If you are familiar with the second season of the critically-acclaimed show "The Wire", you will have seen how trafficking of women from Eastern Europe is countenanced by many in our society was brought into the zeitgeist of America. Unfortunately, this subject is not broached in the traditional media. They are too busy complaining about Barack Obama's lack of a flag pin, Hillary Rodham Clinton's new haircut, or some celebrity's latest malfeasance with the law.

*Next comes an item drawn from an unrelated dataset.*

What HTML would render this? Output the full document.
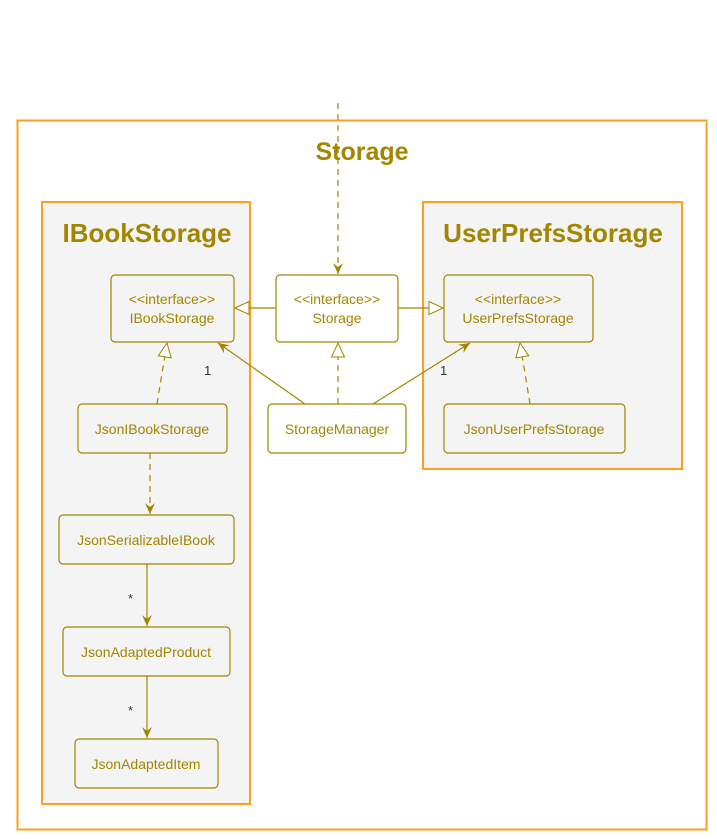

My girlfriend recently discovered how American Apparel treats their models like indentured sex-slaves, and it begs the question, when will our society friggin' wake up? Have we forgotten to ask ourselves, "What if that was my sister/mother/daughter?"
Posted by Tony Mendocino
October 13, 2007, 12:58 AM
Bone-thin the beauty ideal? Yeah, right. Where I live(near St. Louis) the guys are obsessed with big shapely J.Lo types. Also, everyone makes a big thing about models being so skinny(which I understand) but what about the fact that they are always so tall? Hello? Where are the short models? Do these modelling agencies think we petite women are not attractive? Am I the only one who is bothered by this?
Posted by Sexy Sadie
November 1, 2007, 4:42 PM
I really don't understand fashion marketing as a whole! Are we trying to be attractive to men or other women?! Some of these models like Juicy models look like little boys. Sure women hate having too much curve here and there but if you ask a man you will get nothing but compliments! Also I don't get why if you are a lingerie model you must be curvy and if you are modeling clothes you must be super thin. So are we saying that only curvy girls are meant to sit around in bikinis all day while thin ladies are allowed to remain clothed? They do say that runway models are supposed to represent a hanger. Well I believe that the hanger is where those clothes will stay...
I am a designer wannabe and I would like to make a clothing line that real women can wear and by that I don't mean plus size I just mean women.